At 5 pm on March 23, along the hazy western bank of the Rhine, British gunners opened up the biggest artillery barrage of the war, and Monty’s Operation Plunder—involving 1.25 million men of his 21st Army Group—was underway. Buffaloes carrying assault troops of the 153rd and 154th Infantry Brigades lurched into the dark waters and followed taped routes to the far bank. The first men to scramble ashore, around 9 pm, were Highlanders of the legendary Black Watch Regiment. The 51st Highland Division and the Canadian 3rd Infantry Division crossed the river near Rees and Emmerich, while, upstream near Wesel, Lancasters of RAF Bomber Command softened up the way for an assault by Lt. Gen. Sir Neil Ritchie’s British 12th Corps. General Simpson’s U.S. Ninth Army crossed the Rhine between Wesel and Duisburg. Although the initial crossings went smoothly and with only token resistance from German units exhausted and depleted by the actions west of the river, enemy shellfire was heavy and the 51st Highlanders had to repel a fierce counterattack by panzergrenadiers.
Within a few hours, on the sunny morning of March 24, came Operation Varsity, the subsidiary assault of the historic Rhine crossing, and much-needed reinforcements for the Allied troops on the eastern bank. Standing on a hilltop behind Xanten with Field Marshal Alan Brooke, Prime Minister Churchill shouted excitedly, “They’re here!” With a great roar overhead appeared 4,000 transport planes, tugs, and gliders of Maj. Gen. Matthew B. Ridgway’s XVIII Airborne Corps. In the next 10 minutes, more than 8,000 paratroopers of the British 6th and U.S. 17th Airborne Divisions were dropped.

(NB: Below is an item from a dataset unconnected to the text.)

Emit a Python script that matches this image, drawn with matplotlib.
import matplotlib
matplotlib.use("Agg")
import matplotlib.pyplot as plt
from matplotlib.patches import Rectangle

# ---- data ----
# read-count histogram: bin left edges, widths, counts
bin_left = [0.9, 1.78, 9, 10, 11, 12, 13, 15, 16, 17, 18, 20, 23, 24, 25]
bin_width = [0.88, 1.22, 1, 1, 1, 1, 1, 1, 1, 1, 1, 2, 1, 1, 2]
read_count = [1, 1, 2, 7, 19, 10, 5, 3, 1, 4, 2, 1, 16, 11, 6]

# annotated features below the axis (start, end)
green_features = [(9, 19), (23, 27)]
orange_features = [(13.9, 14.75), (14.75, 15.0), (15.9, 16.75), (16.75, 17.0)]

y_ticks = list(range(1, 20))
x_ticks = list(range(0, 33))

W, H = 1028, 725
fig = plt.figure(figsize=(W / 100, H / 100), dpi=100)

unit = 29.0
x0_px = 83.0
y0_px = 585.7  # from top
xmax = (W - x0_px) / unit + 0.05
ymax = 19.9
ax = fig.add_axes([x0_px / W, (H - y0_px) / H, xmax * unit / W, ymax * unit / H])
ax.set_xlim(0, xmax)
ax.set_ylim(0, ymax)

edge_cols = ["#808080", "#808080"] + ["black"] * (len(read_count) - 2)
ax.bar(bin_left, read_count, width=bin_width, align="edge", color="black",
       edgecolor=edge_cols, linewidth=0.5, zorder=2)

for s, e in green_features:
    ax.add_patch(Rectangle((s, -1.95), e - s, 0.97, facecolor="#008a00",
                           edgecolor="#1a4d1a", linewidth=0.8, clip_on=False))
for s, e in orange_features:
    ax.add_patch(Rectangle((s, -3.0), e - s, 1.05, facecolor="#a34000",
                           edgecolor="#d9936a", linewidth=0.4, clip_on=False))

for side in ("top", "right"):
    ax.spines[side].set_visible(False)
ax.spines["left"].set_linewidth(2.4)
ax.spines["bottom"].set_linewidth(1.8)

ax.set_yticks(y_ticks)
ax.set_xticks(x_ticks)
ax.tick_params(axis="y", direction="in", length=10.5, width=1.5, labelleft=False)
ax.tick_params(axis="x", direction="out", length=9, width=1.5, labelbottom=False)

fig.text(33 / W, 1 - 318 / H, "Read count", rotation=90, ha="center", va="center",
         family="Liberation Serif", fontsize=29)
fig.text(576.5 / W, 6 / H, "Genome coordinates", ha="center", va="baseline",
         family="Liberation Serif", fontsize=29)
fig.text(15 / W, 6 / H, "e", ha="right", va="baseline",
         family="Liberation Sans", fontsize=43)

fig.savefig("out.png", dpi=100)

Meanwhile, working tirelessly and under fire, Monty’s Royal Engineers hastily laid several Bailey and pontoon bridges across the northern Rhine for the continuing Allied buildup. A total of 155 sappers were killed or wounded, and General Horrocks said, “I have always felt that the Rhine crossing was probably the sappers’ finest hour of the whole war.”
British, American, and Canadian troops and equipment were soon flowing steadily over the Rhine, and by the end of March 1945, men of General Jean Lattre de Tassigny’s French First Army had crossed the river. Every Allied army now had troops on the eastern bank, and the end of the war in Europe was only a month away.